Air dibutuhkan siapa saja, baik manusia, hewan dan tumbuhan
penjaga airpun membutuhkan air. Sawah yang setiap hari berasnya kita makan juga
sangat membutuhkan air untuk tumbuh dan
berbiji. Pakde menggulirkan Dana Desa inipun salah satunya memperkuat Irigasi
agar sawah – sawah itu tidak kering. Yang terlanjur kering bagaimana, buat
sumur – sumur sedot – sedot sampai menunggu musim bersahabat lagi. Ya... Mandiri Pangan, Swasembada pangan mungkin ada
dituangkan dalam Nawacita yang menjadi kitab perjuangan Pakde. Tetapi akan
menjadi sangat rancu dan bertolak belakang
jika kemudian menutup mata pada Ibu – Ibu Kartini dari kendeng yang
dengan keberanian luar biasa mengecor kakinya untuk mengatakan bahwa Karts
Kendeng tidak butuh Pabrik Semen.
Ambisi menjadi Raja Semen Dunia dengan menggenjot
infrastruktur tidak kemudian menutup mata bahwa kebutuhan pangan dan kemandirian pangan adalah sebuah
kebutuhan dasar. Ibu – Ibu ini tidak hanya mengkuatirkan airnya tidak akan
mengalir lagi di sawah – sawahnya. Singkong dan Jagung dikuatirkan akan
mengering dan mati. Bentang alam yang berubah tentunya akan mengganggu daur
hidrologi. Orang – orang pinter ahli prediksi – prediksi itu berbicara sangat
menggiurkan siapapun investornya, 100 tahunpun kapur itu ditambang tidak akan
habis. Artinya Kita yang mati duluan anak cucu kita masih menikmati pabrik
semen terhebat didunia pun dengan mengorek – ngorek bekas tambang bercampur
debu putih nyaris tidak ada hijau - hijaunya.

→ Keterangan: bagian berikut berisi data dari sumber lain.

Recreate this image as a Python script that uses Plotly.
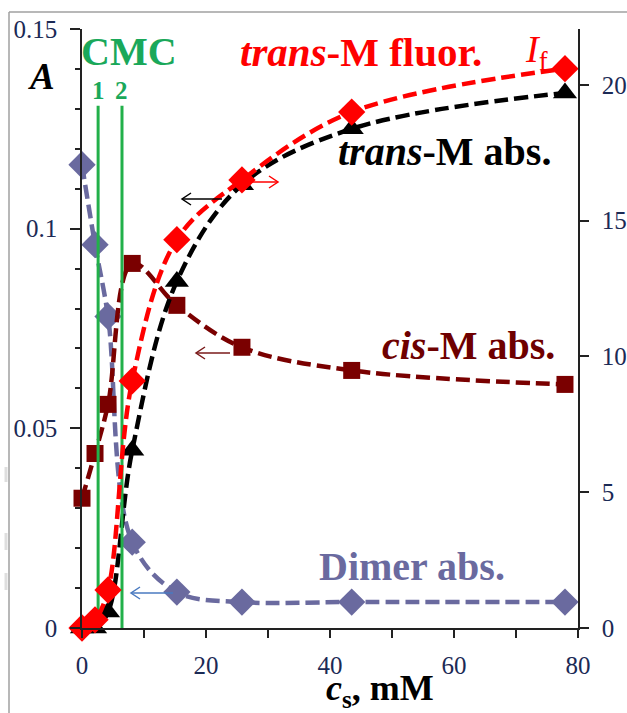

Apa yang terjadi sekarang dengan MIGAS dan Batubara? Daerah –
daerah yang mengandalkan sektor inipun meradang. Harga murah, ditemukan sumber –
sumber baru belum pula bersaing dengan bioenergi yang sudah mulai familiar,
murah dan diproduksi massal. Ikhlas meninggalkan
biofossil yang memang seharusnya tetap saja menjadi fossil.
Mbok – Mbok yang berjuang di kendeng secara nyata melindungi
air, bukan hanya untuk 100 tahun tetapi untuk anak cucu tak terputus. Karst kendeng
menyimpan sejarah Napak Tilas kelahiran sebuah bangsa dengan budaya yang terus
tumbuh, nisan – nisan kuburan yang ditanam itu dulu tokohnya adalah warga
mencintai jiwa dan raga Tanah air kita. Karst Kendeng tabungan air sebelum
kemarau gilas menguapkan air – air itu, difilter
secara alami oleh karst kemudian saat kemarau disisakannya untuk tetap mengairi sawah, untuk mandi dan yang
pasti “ Untuk Urip Sing Mung Mampir
Ngombe”. Al- Fatehah untuk Mbok Patmi.